Que raconte ce texte ?
Il parle d’une fidélité silencieuse : Fidélité aux êtres disparus, fidélité à l’amour qui subsiste,fidélité à soi-même malgré les métamorphoses.
Même si tout change, même si les années effacent les visages et dispersent les souvenirs comme des feuilles au vent, le cœur humain garde intact un noyau de tendresse et d’espoir.
Pourquoi ce texte épouse-t-il si bien la musique ?
Parce qu’il ne dramatise pas : il suggère, il caresse, il accepte sans colère. Il suit exactement la ligne émotionnelle de la valse de Hisaishi : Une montée discrète vers l’émotion, retombée douce dans la nostalgie, une lumière obstinée au fond de la tristesse. Ce n’est pas une révolte contre le temps, ce n’est pas un cri contre la perte. C’est un serment silencieux que tout ce qui a été aimé persistera, d’une manière ou d’une autre.
C'est une prière intime, un serment que l’on se fait à soi-même, une promesse muette à l’enfance, à l’amour, et à la vie.

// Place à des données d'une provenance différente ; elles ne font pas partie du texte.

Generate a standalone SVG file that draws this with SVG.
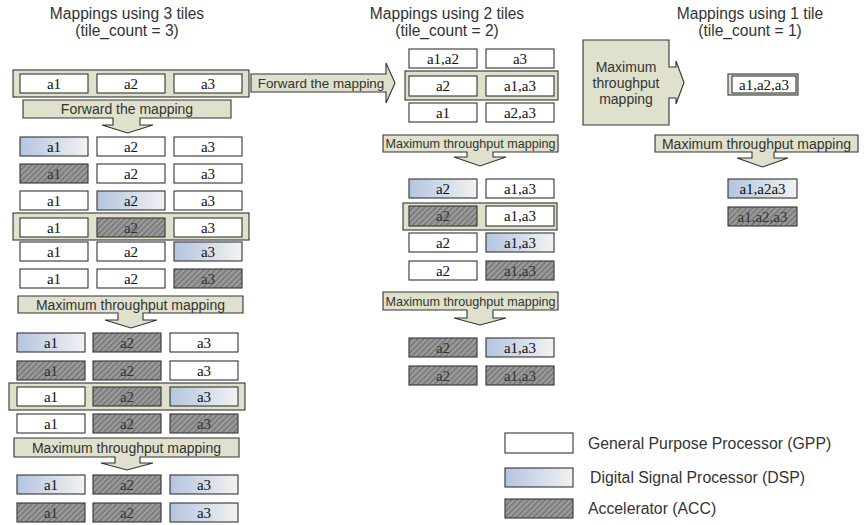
<svg xmlns="http://www.w3.org/2000/svg" width="864" height="525" viewBox="0 0 864 525">
<style>
.gpp{fill:#fff;stroke:#333;stroke-width:1.1}
.dsp{fill:url(#dspg);stroke:#333;stroke-width:1.1}
.acc{fill:url(#hatch);stroke:#333;stroke-width:1.1}
.frame{fill:#dfe1cc;stroke:#333;stroke-width:1.1}
.arrow{fill:#dfe1cc;stroke:#333;stroke-width:1.1}
.lbl{font-family:"Liberation Serif","Times New Roman",serif;font-size:15px;text-anchor:middle;fill:#111}
.lbla{font-family:"Liberation Serif","Times New Roman",serif;font-size:15px;text-anchor:middle;fill:#333}
.title{font-family:"Liberation Sans",Arial,sans-serif;font-size:15.6px;text-anchor:middle;fill:#333}
.atxt{font-family:"Liberation Sans",Arial,sans-serif;font-size:14px;text-anchor:middle;fill:#333}
.atxs{font-family:"Liberation Sans",Arial,sans-serif;font-size:12.6px;text-anchor:middle;fill:#333}
.leg{font-family:"Liberation Sans",Arial,sans-serif;font-size:15.8px;fill:#333}
</style>
<defs>
<linearGradient id="dspg" x1="0" y1="0" x2="1" y2="0">
<stop offset="0" stop-color="#b3c5df"/>
<stop offset="1" stop-color="#f2f2f2"/>
</linearGradient>
<pattern id="hatch" width="4" height="4" patternUnits="userSpaceOnUse" patternTransform="rotate(45)">
<rect width="4" height="4" fill="#7d7d7d"/>
<line x1="1" y1="0" x2="1" y2="4" stroke="#a9a9a9" stroke-width="1.4"/>
</pattern>
</defs>
<rect width="864" height="525" fill="#fff"/>

<!-- Titles -->
<g id="title3">
<text class="title" x="127" y="19">Mappings using 3 tiles</text>
<text class="title" x="127" y="36">(tile_count = 3)</text>
</g>
<g id="title2">
<text class="title" x="447" y="19">Mappings using 2 tiles</text>
<text class="title" x="447" y="36">(tile_count = 2)</text>
</g>
<g id="title1">
<text class="title" x="750" y="19">Mappings using 1 tile</text>
<text class="title" x="750" y="36">(tile_count = 1)</text>
</g>

<!-- Connectors (arrows) -->
<g id="connectors">
<path class="arrow" d="M23,100 H231 V118 H140 V125 H153 L127.5,133 L102,125 H113 V118 H23 Z"/>
<text class="atxt" x="127" y="114">Forward the mapping</text>
<path class="arrow" d="M18,296 H243 V313 H143 V320 H157 L131,328 L105,320 H118 V313 H18 Z"/>
<text class="atxt" x="130.5" y="309.5">Maximum throughput mapping</text>
<path class="arrow" d="M14,438 H239 V457 H140 V463 H153 L127,470 L101,463 H115 V457 H14 Z"/>
<text class="atxt" x="126.5" y="452.5">Maximum throughput mapping</text>
<path class="arrow" d="M251,74 H386 V63 L395,83 L386,103 V92 H251 Z"/>
<text class="atxt" x="321" y="88" style="font-size:13.4px">Forward the mapping</text>
<path class="arrow" d="M383,135 H558 V152 H493 V157 H506 L480,166 L454,157 H467 V152 H383 Z"/>
<text class="atxs" x="470.5" y="148">Maximum throughput mapping</text>
<path class="arrow" d="M383,292 H558 V310 H493 V318 H506 L480,325 L454,318 H467 V310 H383 Z"/>
<text class="atxs" x="470.5" y="305.5">Maximum throughput mapping</text>
<path class="arrow" d="M583,40 H669 V67 H676 V61 L684,82.5 L676,104 V98 H669 V125 H583 Z"/>
<text class="atxt" x="626" y="72">Maximum</text>
<text class="atxt" x="626" y="88">throughput</text>
<text class="atxt" x="626" y="104">mapping</text>
<path class="arrow" d="M655,135 H858 V152 H774 V158 H788 L762.5,167 L737,158 H752 V152 H655 Z"/>
<text class="atxt" x="756.5" y="148.5">Maximum throughput mapping</text>
</g>

<!-- Frames -->
<g id="frames">
<rect class="frame" x="13" y="70" width="236" height="27"/>
<rect class="frame" x="13" y="213" width="236" height="27"/>
<rect class="frame" x="9" y="383" width="236" height="27"/>
<rect class="frame" x="405" y="71" width="153" height="29"/>
<rect class="frame" x="403" y="203" width="154" height="27"/>
<rect class="frame" x="728" y="74" width="70" height="21"/>
</g>

<!-- Left column, upper -->
<g id="r1a1"><rect class="gpp" x="20" y="74" width="68" height="19"/><text class="lbl" x="54" y="88.5">a1</text></g>
<g id="r1a2"><rect class="gpp" x="97" y="74" width="68" height="19"/><text class="lbl" x="131" y="88.5">a2</text></g>
<g id="r1a3"><rect class="gpp" x="174" y="74" width="68" height="19"/><text class="lbl" x="208" y="88.5">a3</text></g>

<g id="r2a1"><rect class="dsp" x="20" y="137" width="68" height="19"/><text class="lbl" x="54" y="151.5">a1</text></g>
<g id="r2a2"><rect class="gpp" x="97" y="137" width="68" height="19"/><text class="lbl" x="131" y="151.5">a2</text></g>
<g id="r2a3"><rect class="gpp" x="174" y="137" width="68" height="19"/><text class="lbl" x="208" y="151.5">a3</text></g>

<g id="r3a1"><rect class="acc" x="20" y="164" width="68" height="19"/><text class="lbla" x="54" y="178.5">a1</text></g>
<g id="r3a2"><rect class="gpp" x="97" y="164" width="68" height="19"/><text class="lbl" x="131" y="178.5">a2</text></g>
<g id="r3a3"><rect class="gpp" x="174" y="164" width="68" height="19"/><text class="lbl" x="208" y="178.5">a3</text></g>

<g id="r4a1"><rect class="gpp" x="20" y="191" width="68" height="19"/><text class="lbl" x="54" y="205.5">a1</text></g>
<g id="r4a2"><rect class="dsp" x="97" y="191" width="68" height="19"/><text class="lbl" x="131" y="205.5">a2</text></g>
<g id="r4a3"><rect class="gpp" x="174" y="191" width="68" height="19"/><text class="lbl" x="208" y="205.5">a3</text></g>

<g id="r5a1"><rect class="gpp" x="20" y="218" width="68" height="19"/><text class="lbl" x="54" y="232.5">a1</text></g>
<g id="r5a2"><rect class="acc" x="97" y="218" width="68" height="19"/><text class="lbla" x="131" y="232.5">a2</text></g>
<g id="r5a3"><rect class="gpp" x="174" y="218" width="68" height="19"/><text class="lbl" x="208" y="232.5">a3</text></g>

<g id="r6a1"><rect class="gpp" x="20" y="242" width="68" height="19"/><text class="lbl" x="54" y="256.5">a1</text></g>
<g id="r6a2"><rect class="gpp" x="97" y="242" width="68" height="19"/><text class="lbl" x="131" y="256.5">a2</text></g>
<g id="r6a3"><rect class="dsp" x="174" y="242" width="68" height="19"/><text class="lbl" x="208" y="256.5">a3</text></g>

<g id="r7a1"><rect class="gpp" x="20" y="269" width="68" height="19"/><text class="lbl" x="54" y="283.5">a1</text></g>
<g id="r7a2"><rect class="gpp" x="97" y="269" width="68" height="19"/><text class="lbl" x="131" y="283.5">a2</text></g>
<g id="r7a3"><rect class="acc" x="174" y="269" width="68" height="19"/><text class="lbla" x="208" y="283.5">a3</text></g>

<!-- Left column, lower -->
<g id="l1a1"><rect class="dsp" x="17" y="333" width="68" height="19"/><text class="lbl" x="51" y="347.5">a1</text></g>
<g id="l1a2"><rect class="acc" x="93" y="333" width="68" height="19"/><text class="lbla" x="127" y="347.5">a2</text></g>
<g id="l1a3"><rect class="gpp" x="170" y="333" width="68" height="19"/><text class="lbl" x="204" y="347.5">a3</text></g>

<g id="l2a1"><rect class="acc" x="17" y="361" width="68" height="19"/><text class="lbla" x="51" y="375.5">a1</text></g>
<g id="l2a2"><rect class="acc" x="93" y="361" width="68" height="19"/><text class="lbla" x="127" y="375.5">a2</text></g>
<g id="l2a3"><rect class="gpp" x="170" y="361" width="68" height="19"/><text class="lbl" x="204" y="375.5">a3</text></g>

<g id="l3a1"><rect class="gpp" x="17" y="387" width="68" height="19"/><text class="lbl" x="51" y="401.5">a1</text></g>
<g id="l3a2"><rect class="acc" x="93" y="387" width="68" height="19"/><text class="lbla" x="127" y="401.5">a2</text></g>
<g id="l3a3"><rect class="dsp" x="170" y="387" width="68" height="19"/><text class="lbl" x="204" y="401.5">a3</text></g>

<g id="l4a1"><rect class="gpp" x="17" y="414" width="68" height="19"/><text class="lbl" x="51" y="428.5">a1</text></g>
<g id="l4a2"><rect class="acc" x="93" y="414" width="68" height="19"/><text class="lbla" x="127" y="428.5">a2</text></g>
<g id="l4a3"><rect class="acc" x="170" y="414" width="68" height="19"/><text class="lbla" x="204" y="428.5">a3</text></g>

<g id="l5a1"><rect class="dsp" x="17" y="475" width="68" height="19"/><text class="lbl" x="51" y="489.5">a1</text></g>
<g id="l5a2"><rect class="acc" x="93" y="475" width="68" height="19"/><text class="lbla" x="127" y="489.5">a2</text></g>
<g id="l5a3"><rect class="dsp" x="170" y="475" width="68" height="19"/><text class="lbl" x="204" y="489.5">a3</text></g>

<g id="l6a1"><rect class="acc" x="17" y="503" width="68" height="19"/><text class="lbla" x="51" y="517.5">a1</text></g>
<g id="l6a2"><rect class="acc" x="93" y="503" width="68" height="19"/><text class="lbla" x="127" y="517.5">a2</text></g>
<g id="l6a3"><rect class="dsp" x="170" y="503" width="68" height="19"/><text class="lbl" x="204" y="517.5">a3</text></g>

<!-- Middle column -->
<g id="m1a"><rect class="gpp" x="409" y="49" width="68" height="19"/><text class="lbl" x="443" y="63.5">a1,a2</text></g>
<g id="m1b"><rect class="gpp" x="486" y="49" width="68" height="19"/><text class="lbl" x="520" y="63.5">a3</text></g>
<g id="m2a"><rect class="gpp" x="409" y="76" width="68" height="20"/><text class="lbl" x="443" y="91">a2</text></g>
<g id="m2b"><rect class="gpp" x="486" y="76" width="68" height="20"/><text class="lbl" x="520" y="91">a1,a3</text></g>
<g id="m3a"><rect class="gpp" x="409" y="103" width="68" height="19"/><text class="lbl" x="443" y="117.5">a1</text></g>
<g id="m3b"><rect class="gpp" x="486" y="103" width="68" height="19"/><text class="lbl" x="520" y="117.5">a2,a3</text></g>

<g id="m4a"><rect class="dsp" x="409" y="179" width="68" height="19"/><text class="lbl" x="443" y="193.5">a2</text></g>
<g id="m4b"><rect class="gpp" x="486" y="179" width="68" height="19"/><text class="lbl" x="520" y="193.5">a1,a3</text></g>
<g id="m5a"><rect class="acc" x="409" y="206" width="68" height="20"/><text class="lbla" x="443" y="221">a2</text></g>
<g id="m5b"><rect class="gpp" x="486" y="206" width="68" height="20"/><text class="lbl" x="520" y="221">a1,a3</text></g>
<g id="m6a"><rect class="gpp" x="409" y="233" width="68" height="19"/><text class="lbl" x="443" y="247.5">a2</text></g>
<g id="m6b"><rect class="dsp" x="486" y="233" width="68" height="19"/><text class="lbl" x="520" y="247.5">a1,a3</text></g>
<g id="m7a"><rect class="gpp" x="409" y="261" width="68" height="19"/><text class="lbl" x="443" y="275.5">a2</text></g>
<g id="m7b"><rect class="acc" x="486" y="261" width="68" height="19"/><text class="lbla" x="520" y="275.5">a1,a3</text></g>

<g id="m8a"><rect class="acc" x="409" y="338" width="68" height="19"/><text class="lbla" x="443" y="352.5">a2</text></g>
<g id="m8b"><rect class="dsp" x="486" y="338" width="68" height="19"/><text class="lbl" x="520" y="352.5">a1,a3</text></g>
<g id="m9a"><rect class="acc" x="409" y="366" width="68" height="19"/><text class="lbla" x="443" y="380.5">a2</text></g>
<g id="m9b"><rect class="acc" x="486" y="366" width="68" height="19"/><text class="lbla" x="520" y="380.5">a1,a3</text></g>

<!-- Right column -->
<g id="t1"><rect class="gpp" x="732" y="76" width="64" height="17"/><text class="lbl" x="764" y="89.5">a1,a2,a3</text></g>
<g id="t2"><rect class="dsp" x="728" y="179" width="69" height="19"/><text class="lbl" x="762.5" y="193.5">a1,a2a3</text></g>
<g id="t3"><rect class="acc" x="728" y="207" width="69" height="19"/><text class="lbla" x="762.5" y="221.5">a1,a2,a3</text></g>

<!-- Legend -->
<g id="legend-gpp"><rect class="gpp" x="505" y="433" width="68" height="20"/><text class="leg" x="588" y="448.5">General Purpose Processor (GPP)</text></g>
<g id="legend-dsp"><rect class="dsp" x="505" y="468" width="68" height="19"/><text class="leg" x="590" y="483">Digital Signal Processor (DSP)</text></g>
<g id="legend-acc"><rect class="acc" x="505" y="499" width="68" height="19"/><text class="leg" x="588" y="514">Accelerator (ACC)</text></g>
</svg>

Et dans son alliance avec Merry-Go-Round of Life, elle forme une œuvre complète, une mosaïque émotionnelle où la musique et les mots dansent ensemble autour de ce qui nous lie tous : la mémoire, l’attente, l’espoir fragile.
Joe Hisaishi précise dans une interview : « Je ne compose pas pour les oreilles, mais pour les souvenirs. »
Une musique qui soigne et qui se souvient
Pourquoi cette musique touche-t-elle autant ? Parce qu’elle console sans effacer la douleur. Parce qu’elle habille l’absence sans jamais la nier. Parce qu’elle donne à la mémoire une forme douce, presque maternelle.
Écouter Merry-Go-Round of Life revient à se souvenir d’une berceuse qu’on n’a jamais entendue, à retrouver un éclat d’enfance dans un regard perdu, à croire encore, malgré l’oubli, que tout ce qui fut aimé ne disparaît jamais tout à fait.
C’est une musique de deuil et de renaissance, d’ancrage et d’adieu. Une musique pour ceux qui savent que la vie continue… même avec un morceau manquant au cœur.
Hisaishi et Williams : deux regards sur l’indicible
Il est impossible de ne pas songer à John Williams et à la musique poignante de La Liste de Schindler. Pourtant, là où Williams expose la douleur avec majesté et gravité, Hisaishi choisit le murmure. Là où l’un pleure, l’autre rêve encore.
Merry-Go-Round of Life pourrait accompagner les pas d’un enfant dans la neige, un train qui s’éloigne à jamais, un regard qui ne comprend pas encore tout ce qu’il perd.
Deux musiques, deux esthétiques, mais une même ambition : rendre audible ce qui ne pourra jamais se dire.